Scott Ruigh Mazzur, 46, a senior research scientist and head of the viral epidemiology section of the American Red Cross Blood Services Laboratory in Bethesda since 1973, died of cancer Friday at Georgetown University Hospital.

Dr. Mazzur, a microbiologist and immunologist, was a specialist on hepatitis B (Australia antigen). Her research on the epidemiology of hepatitis in the Solomon Islands for about seven years laid the foundation for her work at the laboratory. There she applied results of her studies of a tropical population with a relatively high incidence of the disease to American carriers of the virus.

In 1966, Dr. Mazzur earned a doctorate in microbiology from the University of Pennsylvania for her studies on interferon, an antiviral drug now being tested as an anticancer agent. She then became director of a viral diagnostic laboratory for the New Jersey State Department of Health.

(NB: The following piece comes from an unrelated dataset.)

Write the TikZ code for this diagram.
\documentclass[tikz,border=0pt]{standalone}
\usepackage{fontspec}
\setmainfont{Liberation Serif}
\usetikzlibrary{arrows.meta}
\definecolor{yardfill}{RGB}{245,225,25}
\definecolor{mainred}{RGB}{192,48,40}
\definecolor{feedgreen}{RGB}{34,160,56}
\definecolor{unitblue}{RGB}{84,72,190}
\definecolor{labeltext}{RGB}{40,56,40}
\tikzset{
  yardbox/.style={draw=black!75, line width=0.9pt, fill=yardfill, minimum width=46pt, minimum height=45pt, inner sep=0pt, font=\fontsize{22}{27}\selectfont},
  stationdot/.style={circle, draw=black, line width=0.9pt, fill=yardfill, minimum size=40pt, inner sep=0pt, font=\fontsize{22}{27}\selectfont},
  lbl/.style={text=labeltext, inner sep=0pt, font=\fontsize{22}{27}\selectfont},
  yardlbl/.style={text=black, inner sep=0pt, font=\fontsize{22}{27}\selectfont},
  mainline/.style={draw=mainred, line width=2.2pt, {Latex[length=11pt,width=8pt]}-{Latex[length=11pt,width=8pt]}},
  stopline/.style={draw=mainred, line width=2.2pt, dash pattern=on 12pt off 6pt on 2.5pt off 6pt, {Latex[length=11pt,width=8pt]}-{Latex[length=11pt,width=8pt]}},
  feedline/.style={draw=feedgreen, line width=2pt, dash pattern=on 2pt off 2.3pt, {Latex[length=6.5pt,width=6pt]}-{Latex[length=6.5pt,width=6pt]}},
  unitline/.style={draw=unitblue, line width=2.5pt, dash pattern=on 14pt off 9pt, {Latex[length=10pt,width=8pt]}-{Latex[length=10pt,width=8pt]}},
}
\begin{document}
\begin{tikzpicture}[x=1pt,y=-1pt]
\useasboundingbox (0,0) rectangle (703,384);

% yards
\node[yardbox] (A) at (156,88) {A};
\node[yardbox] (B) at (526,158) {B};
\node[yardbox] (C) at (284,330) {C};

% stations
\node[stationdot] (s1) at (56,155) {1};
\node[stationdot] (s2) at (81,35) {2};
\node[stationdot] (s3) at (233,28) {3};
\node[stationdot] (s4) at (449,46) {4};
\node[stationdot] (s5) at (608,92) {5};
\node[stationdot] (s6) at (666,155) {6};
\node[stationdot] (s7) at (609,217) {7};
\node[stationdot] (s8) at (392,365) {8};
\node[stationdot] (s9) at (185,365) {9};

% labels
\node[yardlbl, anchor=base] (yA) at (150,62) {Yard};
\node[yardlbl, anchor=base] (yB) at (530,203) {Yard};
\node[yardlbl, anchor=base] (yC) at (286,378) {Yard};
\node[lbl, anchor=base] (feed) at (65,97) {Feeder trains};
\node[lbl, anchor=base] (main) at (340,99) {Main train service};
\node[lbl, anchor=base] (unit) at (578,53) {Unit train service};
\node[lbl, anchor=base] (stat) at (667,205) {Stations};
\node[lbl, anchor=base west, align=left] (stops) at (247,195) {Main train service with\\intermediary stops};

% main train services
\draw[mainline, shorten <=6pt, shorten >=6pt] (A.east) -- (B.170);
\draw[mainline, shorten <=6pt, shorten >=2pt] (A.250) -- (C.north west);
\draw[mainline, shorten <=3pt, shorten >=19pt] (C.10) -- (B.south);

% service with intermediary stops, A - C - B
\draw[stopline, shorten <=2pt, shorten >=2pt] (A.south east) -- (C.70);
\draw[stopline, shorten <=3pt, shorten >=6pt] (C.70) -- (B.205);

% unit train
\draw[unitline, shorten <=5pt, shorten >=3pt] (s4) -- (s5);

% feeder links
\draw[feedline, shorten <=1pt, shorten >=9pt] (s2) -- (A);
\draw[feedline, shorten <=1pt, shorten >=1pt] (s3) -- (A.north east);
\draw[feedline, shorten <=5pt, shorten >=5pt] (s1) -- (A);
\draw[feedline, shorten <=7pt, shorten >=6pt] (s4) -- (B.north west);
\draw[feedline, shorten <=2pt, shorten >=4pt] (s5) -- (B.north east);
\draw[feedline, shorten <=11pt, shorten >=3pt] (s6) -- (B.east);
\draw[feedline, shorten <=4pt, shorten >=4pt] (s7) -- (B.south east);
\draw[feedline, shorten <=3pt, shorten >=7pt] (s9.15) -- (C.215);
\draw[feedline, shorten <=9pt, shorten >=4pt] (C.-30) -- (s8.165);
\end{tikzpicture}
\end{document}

She joined the Institute of Cancer Research in Philadelphia in 1969, where, as a research assocaate, she worked with Dr. Baruch S. Blumberg, a geneticist whose work on hepatitis B earned him the 1976 Nobel Prize for medicine. He had discovered the Australia antigen in 1963 and later linked it to hepatitis.

Dr. Mazzur was responsible for establishing a viral diagnostic laboratory in the Dominican Republic and initiated testing of blood donors for hepatitis in the Solomon Islands medical department.

She was born in Princeton, N.J., and earned a bachelor's degree from Rutgers University in 1957.

She was a member of the American Association for the Advancement of Science and the American Association of Microbiologists.

Her husband, Robert, died in 1977.

Her survivors include two children, Anna and Frank, and a sister, Pamela Ruigh, all of the home in Potomac, and her parents, Dr. William L. and Mary Ruigh, of Washington.

The family suggests that expressions of sympathy be in the form of contributions to the Washington Cathedral Building Fund.